Figure scripts:
┌────────

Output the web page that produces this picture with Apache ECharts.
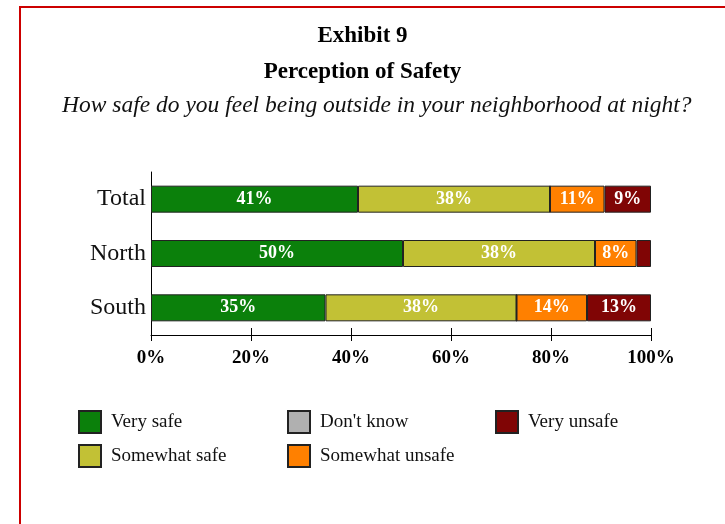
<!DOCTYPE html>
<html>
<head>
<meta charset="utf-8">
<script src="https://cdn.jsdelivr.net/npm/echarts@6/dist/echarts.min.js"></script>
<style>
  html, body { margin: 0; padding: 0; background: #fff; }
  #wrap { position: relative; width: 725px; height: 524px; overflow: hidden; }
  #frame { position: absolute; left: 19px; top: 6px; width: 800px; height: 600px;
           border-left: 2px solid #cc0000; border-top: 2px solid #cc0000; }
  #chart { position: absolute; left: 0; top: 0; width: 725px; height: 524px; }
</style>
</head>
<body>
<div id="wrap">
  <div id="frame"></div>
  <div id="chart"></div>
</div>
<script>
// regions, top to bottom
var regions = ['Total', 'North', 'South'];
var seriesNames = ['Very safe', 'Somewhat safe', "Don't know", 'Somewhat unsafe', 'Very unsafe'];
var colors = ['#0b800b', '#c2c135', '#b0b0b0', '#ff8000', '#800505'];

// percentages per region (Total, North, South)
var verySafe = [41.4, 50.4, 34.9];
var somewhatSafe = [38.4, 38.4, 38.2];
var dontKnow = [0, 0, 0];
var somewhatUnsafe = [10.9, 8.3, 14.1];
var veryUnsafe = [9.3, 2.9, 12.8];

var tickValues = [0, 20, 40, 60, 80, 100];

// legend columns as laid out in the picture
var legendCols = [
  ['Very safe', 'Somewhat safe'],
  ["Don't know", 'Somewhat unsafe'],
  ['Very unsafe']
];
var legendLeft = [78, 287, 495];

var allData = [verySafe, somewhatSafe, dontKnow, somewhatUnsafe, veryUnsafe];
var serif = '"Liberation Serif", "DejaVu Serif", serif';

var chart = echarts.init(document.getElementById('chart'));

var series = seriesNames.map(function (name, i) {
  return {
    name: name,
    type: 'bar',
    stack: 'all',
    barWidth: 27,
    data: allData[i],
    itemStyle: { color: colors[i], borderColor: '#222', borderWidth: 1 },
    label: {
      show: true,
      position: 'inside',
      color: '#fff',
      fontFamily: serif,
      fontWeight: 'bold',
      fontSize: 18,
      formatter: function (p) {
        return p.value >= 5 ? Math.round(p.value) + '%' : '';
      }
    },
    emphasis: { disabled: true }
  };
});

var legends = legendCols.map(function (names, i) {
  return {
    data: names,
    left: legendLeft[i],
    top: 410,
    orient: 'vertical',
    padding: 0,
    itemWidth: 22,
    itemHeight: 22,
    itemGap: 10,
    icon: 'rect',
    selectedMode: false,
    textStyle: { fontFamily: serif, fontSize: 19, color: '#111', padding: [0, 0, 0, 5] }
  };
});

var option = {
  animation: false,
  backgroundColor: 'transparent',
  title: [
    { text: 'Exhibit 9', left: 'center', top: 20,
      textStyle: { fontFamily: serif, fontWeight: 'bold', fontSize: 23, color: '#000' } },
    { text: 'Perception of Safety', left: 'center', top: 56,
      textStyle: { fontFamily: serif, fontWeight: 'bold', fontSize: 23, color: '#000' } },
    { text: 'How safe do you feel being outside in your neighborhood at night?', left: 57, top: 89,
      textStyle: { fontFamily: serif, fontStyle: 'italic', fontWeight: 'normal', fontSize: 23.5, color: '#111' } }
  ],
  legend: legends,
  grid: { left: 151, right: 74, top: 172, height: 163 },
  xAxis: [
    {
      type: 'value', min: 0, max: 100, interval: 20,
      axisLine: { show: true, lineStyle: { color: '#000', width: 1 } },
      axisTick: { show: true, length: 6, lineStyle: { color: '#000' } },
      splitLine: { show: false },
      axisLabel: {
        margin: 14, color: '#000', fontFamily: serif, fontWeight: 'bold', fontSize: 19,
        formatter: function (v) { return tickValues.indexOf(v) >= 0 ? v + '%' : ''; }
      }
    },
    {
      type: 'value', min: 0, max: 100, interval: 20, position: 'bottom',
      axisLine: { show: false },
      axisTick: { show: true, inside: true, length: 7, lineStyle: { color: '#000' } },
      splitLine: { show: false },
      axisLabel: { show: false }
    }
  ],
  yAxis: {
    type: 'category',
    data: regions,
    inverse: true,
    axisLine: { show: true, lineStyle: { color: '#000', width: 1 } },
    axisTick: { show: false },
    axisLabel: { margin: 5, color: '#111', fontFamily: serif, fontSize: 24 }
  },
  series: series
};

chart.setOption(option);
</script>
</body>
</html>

└────────
┌────────

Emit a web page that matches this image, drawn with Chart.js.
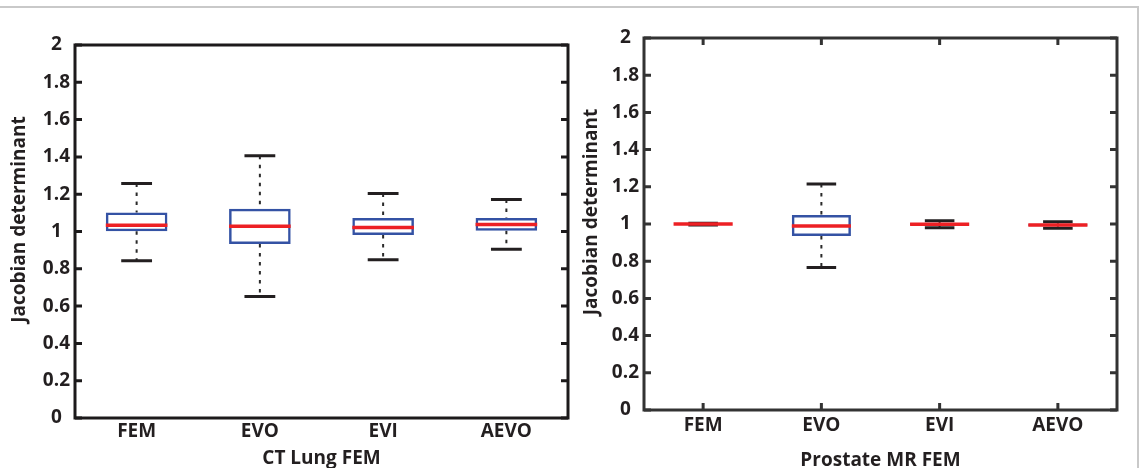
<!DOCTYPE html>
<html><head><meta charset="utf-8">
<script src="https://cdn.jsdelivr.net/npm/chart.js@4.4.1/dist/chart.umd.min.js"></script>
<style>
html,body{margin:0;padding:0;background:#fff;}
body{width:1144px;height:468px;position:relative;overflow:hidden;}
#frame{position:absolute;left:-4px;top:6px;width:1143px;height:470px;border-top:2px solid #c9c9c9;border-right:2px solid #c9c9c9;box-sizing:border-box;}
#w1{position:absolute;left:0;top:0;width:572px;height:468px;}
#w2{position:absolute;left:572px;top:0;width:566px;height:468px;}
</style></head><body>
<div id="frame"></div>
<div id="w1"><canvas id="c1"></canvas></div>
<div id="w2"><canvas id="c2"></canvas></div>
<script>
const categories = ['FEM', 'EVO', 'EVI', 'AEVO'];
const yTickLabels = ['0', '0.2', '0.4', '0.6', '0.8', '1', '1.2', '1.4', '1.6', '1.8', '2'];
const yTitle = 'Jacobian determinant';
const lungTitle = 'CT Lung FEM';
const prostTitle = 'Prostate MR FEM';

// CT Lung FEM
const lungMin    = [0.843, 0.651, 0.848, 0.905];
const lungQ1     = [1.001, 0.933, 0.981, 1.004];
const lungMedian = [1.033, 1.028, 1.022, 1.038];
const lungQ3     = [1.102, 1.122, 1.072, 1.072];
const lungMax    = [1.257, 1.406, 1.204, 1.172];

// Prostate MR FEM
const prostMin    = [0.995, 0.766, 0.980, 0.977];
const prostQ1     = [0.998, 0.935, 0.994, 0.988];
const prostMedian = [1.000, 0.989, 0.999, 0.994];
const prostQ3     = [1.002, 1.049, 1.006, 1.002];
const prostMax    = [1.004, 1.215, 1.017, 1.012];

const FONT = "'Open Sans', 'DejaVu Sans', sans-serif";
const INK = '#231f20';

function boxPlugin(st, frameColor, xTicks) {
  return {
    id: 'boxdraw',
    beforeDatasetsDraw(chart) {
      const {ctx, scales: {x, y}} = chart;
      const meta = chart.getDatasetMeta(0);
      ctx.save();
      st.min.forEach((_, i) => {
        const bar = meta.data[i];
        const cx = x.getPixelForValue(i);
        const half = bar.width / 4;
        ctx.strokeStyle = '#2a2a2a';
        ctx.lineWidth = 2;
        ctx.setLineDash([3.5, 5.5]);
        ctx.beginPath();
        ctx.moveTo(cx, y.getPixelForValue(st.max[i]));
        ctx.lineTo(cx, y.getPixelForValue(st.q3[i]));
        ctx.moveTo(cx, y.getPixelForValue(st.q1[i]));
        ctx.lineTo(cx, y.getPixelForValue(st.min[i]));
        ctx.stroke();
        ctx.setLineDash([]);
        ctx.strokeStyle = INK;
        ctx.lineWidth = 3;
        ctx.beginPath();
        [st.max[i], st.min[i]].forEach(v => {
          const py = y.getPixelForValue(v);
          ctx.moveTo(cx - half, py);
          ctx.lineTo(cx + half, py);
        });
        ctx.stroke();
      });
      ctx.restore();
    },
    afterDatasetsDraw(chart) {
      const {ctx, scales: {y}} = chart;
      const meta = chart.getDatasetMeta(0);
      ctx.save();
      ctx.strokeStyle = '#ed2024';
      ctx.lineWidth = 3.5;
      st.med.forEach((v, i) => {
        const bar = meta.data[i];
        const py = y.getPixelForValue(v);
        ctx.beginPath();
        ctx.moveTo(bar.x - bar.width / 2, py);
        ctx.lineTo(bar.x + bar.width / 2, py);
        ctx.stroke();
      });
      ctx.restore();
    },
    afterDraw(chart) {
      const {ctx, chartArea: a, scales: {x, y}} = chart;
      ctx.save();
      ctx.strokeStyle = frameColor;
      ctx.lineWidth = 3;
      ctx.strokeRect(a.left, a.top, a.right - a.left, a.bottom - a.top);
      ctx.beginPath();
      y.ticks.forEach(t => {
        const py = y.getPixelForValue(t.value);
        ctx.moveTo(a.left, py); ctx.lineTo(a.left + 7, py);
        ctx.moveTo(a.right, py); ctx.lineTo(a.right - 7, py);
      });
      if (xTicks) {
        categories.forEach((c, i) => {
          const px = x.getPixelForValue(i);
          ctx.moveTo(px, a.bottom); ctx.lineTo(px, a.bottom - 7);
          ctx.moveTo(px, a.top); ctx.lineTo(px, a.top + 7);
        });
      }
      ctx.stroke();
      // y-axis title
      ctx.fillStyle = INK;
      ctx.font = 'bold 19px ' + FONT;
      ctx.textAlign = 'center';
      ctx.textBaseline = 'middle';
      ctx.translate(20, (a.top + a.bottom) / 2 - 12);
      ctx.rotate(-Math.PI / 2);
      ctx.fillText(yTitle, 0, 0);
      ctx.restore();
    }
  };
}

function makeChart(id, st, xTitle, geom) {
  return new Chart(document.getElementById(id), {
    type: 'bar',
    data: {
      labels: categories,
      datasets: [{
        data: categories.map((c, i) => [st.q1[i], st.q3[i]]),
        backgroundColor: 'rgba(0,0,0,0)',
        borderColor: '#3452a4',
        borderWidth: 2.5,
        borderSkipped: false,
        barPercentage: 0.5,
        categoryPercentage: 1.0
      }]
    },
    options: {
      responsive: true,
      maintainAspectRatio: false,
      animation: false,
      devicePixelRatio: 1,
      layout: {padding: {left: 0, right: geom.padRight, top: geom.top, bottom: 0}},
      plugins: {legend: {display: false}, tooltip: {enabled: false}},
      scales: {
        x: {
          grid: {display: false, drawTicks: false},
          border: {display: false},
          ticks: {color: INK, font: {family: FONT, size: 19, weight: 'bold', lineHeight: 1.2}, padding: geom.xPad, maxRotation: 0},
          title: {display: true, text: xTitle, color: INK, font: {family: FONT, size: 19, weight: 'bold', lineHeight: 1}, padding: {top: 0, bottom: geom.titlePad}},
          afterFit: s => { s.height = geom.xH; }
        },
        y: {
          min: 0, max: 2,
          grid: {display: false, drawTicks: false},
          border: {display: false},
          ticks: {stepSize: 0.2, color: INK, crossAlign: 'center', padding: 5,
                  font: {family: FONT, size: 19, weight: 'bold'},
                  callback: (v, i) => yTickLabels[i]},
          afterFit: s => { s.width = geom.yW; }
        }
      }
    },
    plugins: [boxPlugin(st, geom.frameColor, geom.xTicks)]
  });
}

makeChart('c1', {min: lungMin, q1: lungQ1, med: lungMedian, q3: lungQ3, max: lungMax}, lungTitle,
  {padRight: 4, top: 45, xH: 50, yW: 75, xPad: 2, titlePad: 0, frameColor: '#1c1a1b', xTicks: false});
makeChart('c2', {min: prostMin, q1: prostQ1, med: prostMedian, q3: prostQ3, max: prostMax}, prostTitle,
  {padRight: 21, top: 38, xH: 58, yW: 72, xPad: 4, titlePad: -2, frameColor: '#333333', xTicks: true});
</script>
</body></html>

└────────

Word for word, repeat the lines above from the one with "Emit a web page" through the one with "1.215, 1.017, 1.012];", and nothing beyond them. Omit the pictures.

REPLY TO THE EXERCISE:
Emit a web page that matches this image, drawn with Chart.js.
<!DOCTYPE html>
<html><head><meta charset="utf-8">
<script src="https://cdn.jsdelivr.net/npm/chart.js@4.4.1/dist/chart.umd.min.js"></script>
<style>
html,body{margin:0;padding:0;background:#fff;}
body{width:1144px;height:468px;position:relative;overflow:hidden;}
#frame{position:absolute;left:-4px;top:6px;width:1143px;height:470px;border-top:2px solid #c9c9c9;border-right:2px solid #c9c9c9;box-sizing:border-box;}
#w1{position:absolute;left:0;top:0;width:572px;height:468px;}
#w2{position:absolute;left:572px;top:0;width:566px;height:468px;}
</style></head><body>
<div id="frame"></div>
<div id="w1"><canvas id="c1"></canvas></div>
<div id="w2"><canvas id="c2"></canvas></div>
<script>
const categories = ['FEM', 'EVO', 'EVI', 'AEVO'];
const yTickLabels = ['0', '0.2', '0.4', '0.6', '0.8', '1', '1.2', '1.4', '1.6', '1.8', '2'];
const yTitle = 'Jacobian determinant';
const lungTitle = 'CT Lung FEM';
const prostTitle = 'Prostate MR FEM';

// CT Lung FEM
const lungMin    = [0.843, 0.651, 0.848, 0.905];
const lungQ1     = [1.001, 0.933, 0.981, 1.004];
const lungMedian = [1.033, 1.028, 1.022, 1.038];
const lungQ3     = [1.102, 1.122, 1.072, 1.072];
const lungMax    = [1.257, 1.406, 1.204, 1.172];

// Prostate MR FEM
const prostMin    = [0.995, 0.766, 0.980, 0.977];
const prostQ1     = [0.998, 0.935, 0.994, 0.988];
const prostMedian = [1.000, 0.989, 0.999, 0.994];
const prostQ3     = [1.002, 1.049, 1.006, 1.002];
const prostMax    = [1.004, 1.215, 1.017, 1.012];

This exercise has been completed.